Approach	Pipeline Order	Where Transformation Happens	Best For	Common Tools
ETL (Extract-Transform-Load)	Extract from source → Transform in a staging server → Load clean data into warehouse	Outside the warehouse, in a dedicated transformation server or tool	Legacy on-premise warehouses with limited compute; strict data governance before data enters the warehouse	Informatica, Talend, SSIS, Apache Spark
ELT (Extract-Load-Transform)	Extract from source → Load raw data into warehouse → Transform inside the warehouse using SQL	Inside the warehouse, leveraging its massive parallel processing power	Modern cloud warehouses where compute is elastic and cheap; enables iterative transformation and data exploration	Fivetran + dbt, Airbyte + dbt, Stitch + dbt

The Modern Data Stack

Layer	Purpose	Common Tools
Ingestion	Move raw data from source systems into the data warehouse or data lake	Fivetran, Airbyte, Stitch, custom API connectors
Storage	Store raw and transformed data; provide the compute layer for SQL queries	Snowflake, BigQuery, Redshift, Databricks, ClickHouse
Transformation	Transform raw tables into clean, modelled, analytics-ready tables using SQL	dbt (data build tool) — the dominant open-source transformation framework
Orchestration	Schedule, monitor, and manage pipeline dependencies	Apache Airflow, Prefect, Dagster, dbt Cloud Scheduler
Semantic layer / BI	Define business metrics consistently and expose data to dashboards and self-serve analytics	Looker (LookML), Tableau, Power BI, Metabase, dbt Semantic Layer

Data Quality and Governance in the Warehouse

Practice	Description	Implementation
Data contracts	Formal agreements between data producers (source teams) and data consumers (analytics teams) on schema, freshness, and quality	Codified in YAML or documentation; enforced at ingestion or transformation time
Data tests	Automated assertions on transformed tables (uniqueness, not-null, referential integrity, accepted value ranges)	dbt tests run after each model build; failures block downstream models from loading
Data lineage	Tracking the origin and transformations of each field from source to final table	Provided by dbt docs, OpenLineage, or barehouse-native lineage tools
Partitioning and clustering	Physical organisation of warehouse tables by date or high-cardinality columns to enable partition pruning	Critical for query cost and performance at scale; filter on the partition key to avoid full table scans

Summary

Data warehousing provides the infrastructure layer that makes large-scale analytics possible.
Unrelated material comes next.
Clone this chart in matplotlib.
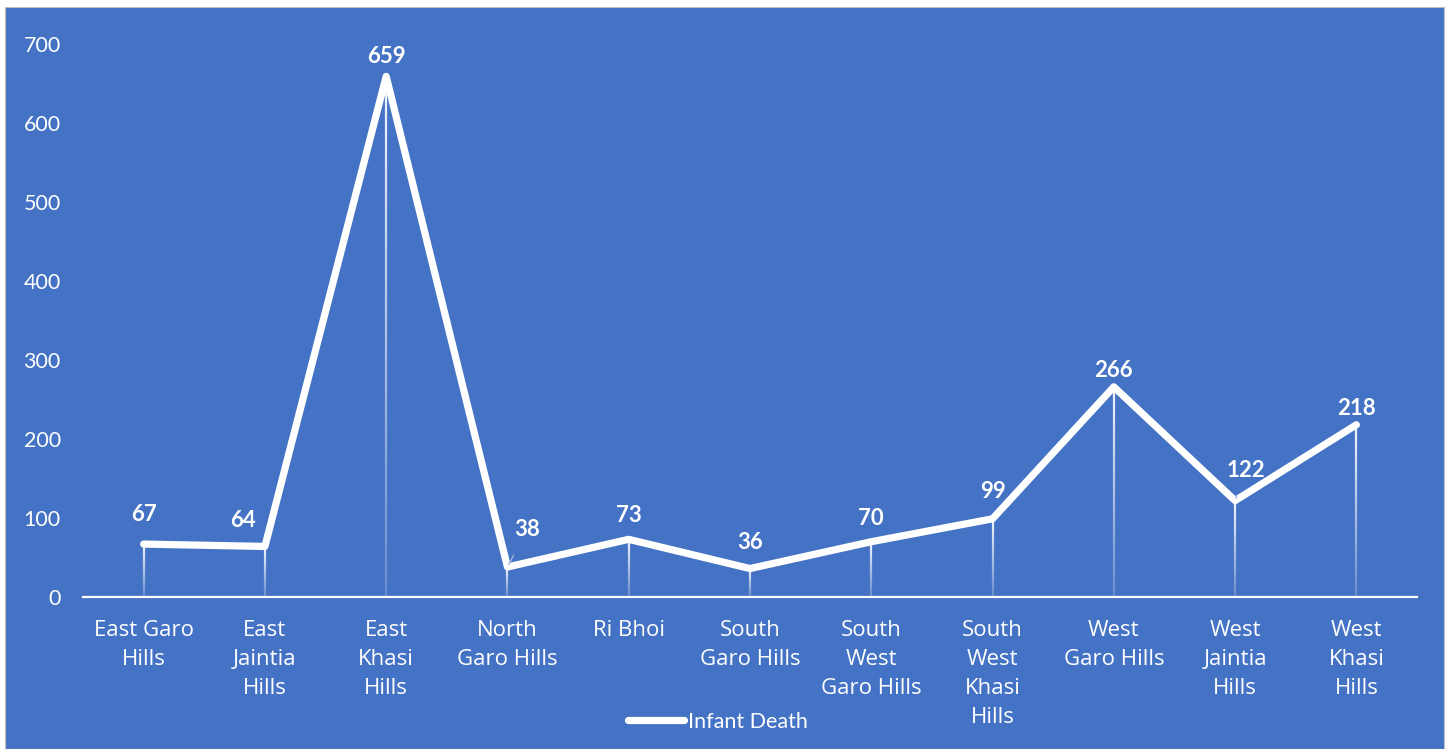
import matplotlib.pyplot as plt
import numpy as np
from matplotlib.patches import Rectangle
from matplotlib.collections import LineCollection

# data
districts = ['East Garo\nHills', 'East\nJaintia\nHills', 'East\nKhasi\nHills',
             'North\nGaro Hills', 'Ri Bhoi', 'South\nGaro Hills',
             'South\nWest\nGaro Hills', 'South\nWest\nKhasi\nHills',
             'West\nGaro Hills', 'West\nJaintia\nHills', 'West\nKhasi\nHills']
infant_death = [67, 64, 659, 38, 73, 36, 70, 99, 266, 122, 218]
yticks = [0, 100, 200, 300, 400, 500, 600, 700]

# label offsets from the point (points), as the labels sit in the picture
lab_dx = [0, -16, 0, 14, 0, 0, 0, 0, 0, 8, 0]
lab_dy = [21, 19, 14, 27, 17, 19, 17, 20, 12, 22, 12]
leader = [False, False, False, True, False, False, False, False, False, True, False]

blue = '#4472C4'
plt.rcParams['font.family'] = ['Lato', 'DejaVu Sans']

fig = plt.figure(figsize=(14.54, 7.49), dpi=100, facecolor='white')
# blue chart area
fig.patches.append(Rectangle((5/1454, 0), 1439/1454, 1 - 7/749,
                             transform=fig.transFigure, facecolor=blue,
                             edgecolor='#BFBFBF', lw=0.8, zorder=-10))

ax = fig.add_axes([83/1454, 1 - 597/749, (1417 - 83)/1454, (597 - 44)/749])
ax.set_facecolor('none')

x = np.arange(len(districts))

# drop lines, fading towards the axis
segs, cols = [], []
n = 40
for xi, v in zip(x, infant_death):
    ys = np.linspace(0, v, n + 1)
    for k in range(n):
        segs.append([(xi, ys[k]), (xi, ys[k + 1])])
        a = 0.2 + 0.75 * (k / n)
        cols.append((1, 1, 1, a))
ax.add_collection(LineCollection(segs, colors=cols, linewidths=1.6, zorder=2))

ax.plot(x, infant_death, color='white', lw=5.2, solid_joinstyle='round',
        solid_capstyle='round', zorder=3, label='Infant Death')

# data labels
for xi, v, dx, dy, ld in zip(x, infant_death, lab_dx, lab_dy, leader):
    arrow = None
    if ld:
        arrow = dict(arrowstyle='-', color='#9DB4E0', lw=1, shrinkA=10, shrinkB=2)
    ax.annotate(str(v), (xi, v), xytext=(dx, dy), textcoords='offset points',
                ha='center', va='center', color='white', fontsize=16,
                fontweight='bold', arrowprops=arrow, zorder=5)

ax.set_xlim(-0.5, len(districts) - 0.5)
ax.set_ylim(0, 700)
ax.set_yticks(yticks)
ax.set_xticks(x)
ax.set_xticklabels(districts, linespacing=1.5, fontfamily='Open Sans')
ax.tick_params(axis='y', length=0, pad=16, labelsize=15.5, labelcolor='white')
ax.tick_params(axis='x', length=0, pad=16.5, labelsize=16, labelcolor='white')

for s in ['top', 'right', 'left']:
    ax.spines[s].set_visible(False)
ax.spines['bottom'].set_color('white')
ax.spines['bottom'].set_linewidth(1.6)

leg = fig.legend(loc='center', bbox_to_anchor=(718/1454, 1 - 722/749),
                 frameon=False, fontsize=15.5, handlelength=2.6, handletextpad=0.15,
                 labelcolor='white')

fig.savefig('out.png', dpi=100, facecolor='white')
By separating the storage and compute of analytical queries from operational systems, warehouses allow analysts to run complex aggregations without impacting production applications. The shift from ETL to ELT, powered by cloud warehouses and tools like dbt, has democratised data transformation — allowing analysts to own and version their transformation logic in SQL rather than depending on engineering teams. Understanding dimensional modelling, the difference between fact and dimension tables, and how the modern data stack fits together is foundational knowledge for any analyst working with enterprise data.